**INSTRUCTIONS TO FOLLOW**
Begin with the first line of the material and write out each line exactly, ending with the line that contains "import * as". Pictures are not part of the copy.

[Entries with chart source code]
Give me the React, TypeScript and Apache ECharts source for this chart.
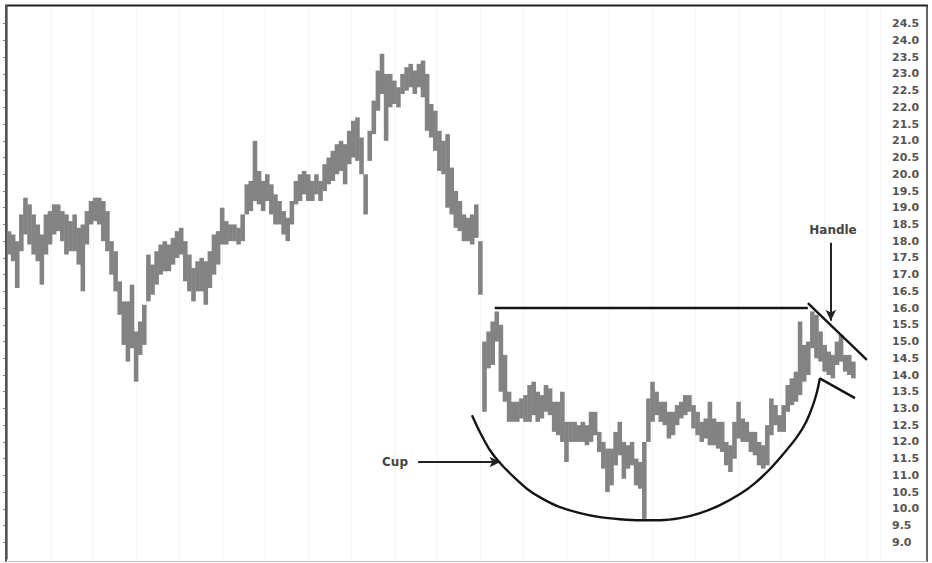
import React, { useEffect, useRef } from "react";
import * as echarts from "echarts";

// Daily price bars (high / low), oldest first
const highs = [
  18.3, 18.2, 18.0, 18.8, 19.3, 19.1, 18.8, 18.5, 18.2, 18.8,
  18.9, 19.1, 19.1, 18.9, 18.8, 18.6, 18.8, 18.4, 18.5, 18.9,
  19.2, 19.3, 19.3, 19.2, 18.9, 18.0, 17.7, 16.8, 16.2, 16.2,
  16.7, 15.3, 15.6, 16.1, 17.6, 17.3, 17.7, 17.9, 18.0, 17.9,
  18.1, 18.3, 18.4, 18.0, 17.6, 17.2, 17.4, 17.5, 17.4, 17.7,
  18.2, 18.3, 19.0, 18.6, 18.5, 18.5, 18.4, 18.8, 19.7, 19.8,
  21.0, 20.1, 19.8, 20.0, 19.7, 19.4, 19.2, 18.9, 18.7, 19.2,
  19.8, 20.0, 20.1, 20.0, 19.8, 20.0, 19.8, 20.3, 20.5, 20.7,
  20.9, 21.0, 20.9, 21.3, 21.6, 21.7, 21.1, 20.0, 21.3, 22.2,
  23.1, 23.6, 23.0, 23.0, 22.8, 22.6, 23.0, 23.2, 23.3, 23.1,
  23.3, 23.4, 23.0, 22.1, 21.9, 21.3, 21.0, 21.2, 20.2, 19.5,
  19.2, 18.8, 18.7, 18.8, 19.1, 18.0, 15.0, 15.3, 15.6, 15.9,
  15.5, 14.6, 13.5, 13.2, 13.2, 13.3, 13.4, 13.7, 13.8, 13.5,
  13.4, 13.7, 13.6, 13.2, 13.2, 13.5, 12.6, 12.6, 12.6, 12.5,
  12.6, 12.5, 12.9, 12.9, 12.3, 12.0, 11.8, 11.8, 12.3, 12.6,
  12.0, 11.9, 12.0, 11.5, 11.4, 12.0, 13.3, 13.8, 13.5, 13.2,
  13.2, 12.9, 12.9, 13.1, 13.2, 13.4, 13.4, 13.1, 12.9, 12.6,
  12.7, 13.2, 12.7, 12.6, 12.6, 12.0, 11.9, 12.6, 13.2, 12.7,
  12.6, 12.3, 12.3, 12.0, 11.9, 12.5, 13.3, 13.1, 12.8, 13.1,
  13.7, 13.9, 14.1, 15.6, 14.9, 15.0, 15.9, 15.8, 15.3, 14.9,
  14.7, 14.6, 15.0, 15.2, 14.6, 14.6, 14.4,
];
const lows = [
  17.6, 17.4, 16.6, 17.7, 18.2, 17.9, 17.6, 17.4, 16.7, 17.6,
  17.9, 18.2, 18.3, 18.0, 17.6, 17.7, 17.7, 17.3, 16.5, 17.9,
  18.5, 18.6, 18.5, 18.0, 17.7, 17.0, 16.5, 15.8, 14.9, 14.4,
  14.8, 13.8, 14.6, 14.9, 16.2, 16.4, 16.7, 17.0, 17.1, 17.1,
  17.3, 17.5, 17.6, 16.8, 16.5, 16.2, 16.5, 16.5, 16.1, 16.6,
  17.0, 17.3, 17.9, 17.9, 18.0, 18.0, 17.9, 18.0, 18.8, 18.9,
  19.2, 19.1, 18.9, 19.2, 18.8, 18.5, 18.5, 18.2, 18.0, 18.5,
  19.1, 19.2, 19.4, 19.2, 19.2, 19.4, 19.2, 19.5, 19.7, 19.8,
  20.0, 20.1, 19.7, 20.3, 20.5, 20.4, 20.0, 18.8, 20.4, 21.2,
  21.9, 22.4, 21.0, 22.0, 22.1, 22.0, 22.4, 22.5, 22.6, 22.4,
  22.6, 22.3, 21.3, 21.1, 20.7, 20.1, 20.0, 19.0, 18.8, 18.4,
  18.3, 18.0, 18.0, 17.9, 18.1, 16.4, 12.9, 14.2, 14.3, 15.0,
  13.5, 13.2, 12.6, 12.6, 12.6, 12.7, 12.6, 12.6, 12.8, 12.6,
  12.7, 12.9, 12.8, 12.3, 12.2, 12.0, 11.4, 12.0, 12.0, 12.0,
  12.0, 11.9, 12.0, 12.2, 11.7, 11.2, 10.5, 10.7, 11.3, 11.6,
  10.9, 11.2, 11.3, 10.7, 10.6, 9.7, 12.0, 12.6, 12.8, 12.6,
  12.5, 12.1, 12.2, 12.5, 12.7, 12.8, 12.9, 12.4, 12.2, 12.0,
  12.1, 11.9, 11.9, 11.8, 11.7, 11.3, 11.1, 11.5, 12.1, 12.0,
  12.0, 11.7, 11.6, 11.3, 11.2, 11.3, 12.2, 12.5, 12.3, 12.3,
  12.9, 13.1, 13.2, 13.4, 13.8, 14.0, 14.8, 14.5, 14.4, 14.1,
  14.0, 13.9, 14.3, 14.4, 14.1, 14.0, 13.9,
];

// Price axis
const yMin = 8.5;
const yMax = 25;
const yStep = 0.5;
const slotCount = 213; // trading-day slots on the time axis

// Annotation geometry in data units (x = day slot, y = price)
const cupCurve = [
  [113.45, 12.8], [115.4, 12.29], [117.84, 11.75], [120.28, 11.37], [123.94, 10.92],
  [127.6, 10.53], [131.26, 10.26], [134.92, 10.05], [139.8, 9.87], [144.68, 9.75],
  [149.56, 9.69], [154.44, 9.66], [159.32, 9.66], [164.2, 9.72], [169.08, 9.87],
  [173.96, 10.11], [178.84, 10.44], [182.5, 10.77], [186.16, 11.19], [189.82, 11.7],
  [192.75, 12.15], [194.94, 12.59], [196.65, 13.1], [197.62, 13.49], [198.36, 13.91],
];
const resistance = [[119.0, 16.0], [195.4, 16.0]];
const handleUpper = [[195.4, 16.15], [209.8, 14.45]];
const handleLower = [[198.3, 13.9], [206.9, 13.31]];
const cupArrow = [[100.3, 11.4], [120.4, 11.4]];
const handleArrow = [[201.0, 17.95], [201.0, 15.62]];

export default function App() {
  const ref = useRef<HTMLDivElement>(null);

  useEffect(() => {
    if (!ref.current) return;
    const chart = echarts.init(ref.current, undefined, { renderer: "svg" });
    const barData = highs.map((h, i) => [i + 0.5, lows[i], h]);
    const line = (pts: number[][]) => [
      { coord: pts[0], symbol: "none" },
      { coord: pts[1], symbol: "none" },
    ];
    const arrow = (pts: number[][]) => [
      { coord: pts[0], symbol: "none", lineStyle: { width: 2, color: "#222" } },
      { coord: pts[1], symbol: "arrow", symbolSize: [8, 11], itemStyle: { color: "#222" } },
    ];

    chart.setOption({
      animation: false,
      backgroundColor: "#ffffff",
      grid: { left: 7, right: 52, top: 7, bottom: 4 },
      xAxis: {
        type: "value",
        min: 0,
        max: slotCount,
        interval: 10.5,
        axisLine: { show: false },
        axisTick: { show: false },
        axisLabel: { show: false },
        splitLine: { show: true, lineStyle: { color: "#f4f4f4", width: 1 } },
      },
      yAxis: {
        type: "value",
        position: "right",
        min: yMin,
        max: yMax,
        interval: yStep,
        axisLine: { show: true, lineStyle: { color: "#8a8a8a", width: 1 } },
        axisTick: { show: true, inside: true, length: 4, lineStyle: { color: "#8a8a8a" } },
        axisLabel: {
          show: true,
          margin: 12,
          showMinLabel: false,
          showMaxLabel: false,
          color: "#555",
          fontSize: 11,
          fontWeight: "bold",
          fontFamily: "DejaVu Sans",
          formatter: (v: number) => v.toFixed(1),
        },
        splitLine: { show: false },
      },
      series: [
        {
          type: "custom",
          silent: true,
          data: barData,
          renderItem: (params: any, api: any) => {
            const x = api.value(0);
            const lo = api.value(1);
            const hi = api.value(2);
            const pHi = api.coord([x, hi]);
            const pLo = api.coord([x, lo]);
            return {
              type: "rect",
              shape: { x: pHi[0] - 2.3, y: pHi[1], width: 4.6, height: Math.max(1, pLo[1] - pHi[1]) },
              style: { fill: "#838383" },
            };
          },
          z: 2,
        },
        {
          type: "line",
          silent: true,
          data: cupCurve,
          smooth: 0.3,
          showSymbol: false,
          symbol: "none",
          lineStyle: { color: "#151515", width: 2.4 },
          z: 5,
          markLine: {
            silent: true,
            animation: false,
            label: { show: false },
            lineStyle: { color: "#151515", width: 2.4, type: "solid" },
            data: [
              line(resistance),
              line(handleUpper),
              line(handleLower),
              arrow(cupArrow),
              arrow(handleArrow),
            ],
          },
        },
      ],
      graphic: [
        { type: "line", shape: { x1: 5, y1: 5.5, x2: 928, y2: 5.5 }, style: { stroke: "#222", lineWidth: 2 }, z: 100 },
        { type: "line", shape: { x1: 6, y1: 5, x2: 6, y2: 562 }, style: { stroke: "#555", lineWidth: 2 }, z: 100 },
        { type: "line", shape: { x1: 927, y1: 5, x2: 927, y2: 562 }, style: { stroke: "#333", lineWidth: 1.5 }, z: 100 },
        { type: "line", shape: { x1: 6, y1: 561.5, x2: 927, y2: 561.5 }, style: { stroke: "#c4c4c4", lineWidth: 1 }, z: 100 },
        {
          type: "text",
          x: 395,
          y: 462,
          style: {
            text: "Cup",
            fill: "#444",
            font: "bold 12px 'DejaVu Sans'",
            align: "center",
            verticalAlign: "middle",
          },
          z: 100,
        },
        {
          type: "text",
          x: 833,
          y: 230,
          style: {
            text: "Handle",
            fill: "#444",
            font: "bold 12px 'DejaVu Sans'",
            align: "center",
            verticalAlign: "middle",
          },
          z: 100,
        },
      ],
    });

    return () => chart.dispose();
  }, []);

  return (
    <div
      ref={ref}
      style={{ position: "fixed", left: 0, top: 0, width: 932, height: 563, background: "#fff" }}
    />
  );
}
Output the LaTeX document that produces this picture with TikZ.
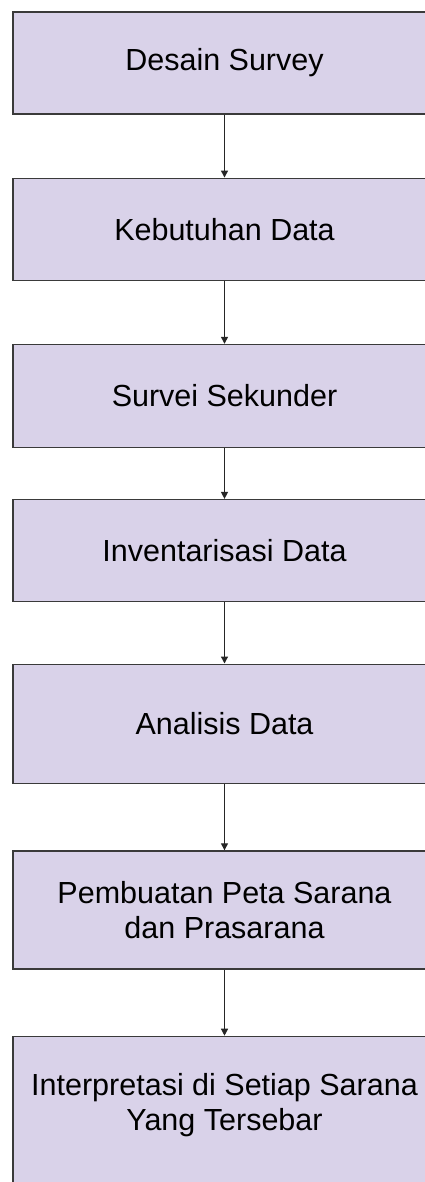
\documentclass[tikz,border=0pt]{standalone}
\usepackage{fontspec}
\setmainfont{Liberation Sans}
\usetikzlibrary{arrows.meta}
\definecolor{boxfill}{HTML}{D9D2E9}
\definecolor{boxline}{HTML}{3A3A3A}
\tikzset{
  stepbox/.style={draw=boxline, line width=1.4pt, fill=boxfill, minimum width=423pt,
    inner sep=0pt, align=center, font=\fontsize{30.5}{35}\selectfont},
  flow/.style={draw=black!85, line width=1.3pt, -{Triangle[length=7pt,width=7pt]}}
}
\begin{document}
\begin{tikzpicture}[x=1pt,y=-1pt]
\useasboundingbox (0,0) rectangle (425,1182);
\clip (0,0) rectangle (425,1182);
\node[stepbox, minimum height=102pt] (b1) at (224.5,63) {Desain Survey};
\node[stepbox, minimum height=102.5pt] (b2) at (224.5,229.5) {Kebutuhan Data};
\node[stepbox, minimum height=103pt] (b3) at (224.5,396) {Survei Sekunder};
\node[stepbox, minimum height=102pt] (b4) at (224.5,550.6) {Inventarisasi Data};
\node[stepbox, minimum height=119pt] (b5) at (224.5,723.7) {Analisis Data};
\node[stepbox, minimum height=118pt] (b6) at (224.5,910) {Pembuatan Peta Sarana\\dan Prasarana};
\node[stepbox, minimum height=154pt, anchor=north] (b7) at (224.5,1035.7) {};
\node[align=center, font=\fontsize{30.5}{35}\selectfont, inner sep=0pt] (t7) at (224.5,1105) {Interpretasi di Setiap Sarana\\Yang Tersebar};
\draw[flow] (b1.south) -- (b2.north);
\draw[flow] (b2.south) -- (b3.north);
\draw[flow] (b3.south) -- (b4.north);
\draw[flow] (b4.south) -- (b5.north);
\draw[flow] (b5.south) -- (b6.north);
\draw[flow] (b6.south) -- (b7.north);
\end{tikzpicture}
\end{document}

**THE OUTPUT**
Give me the React, TypeScript and Apache ECharts source for this chart.
import React, { useEffect, useRef } from "react";
import * as echarts from "echarts";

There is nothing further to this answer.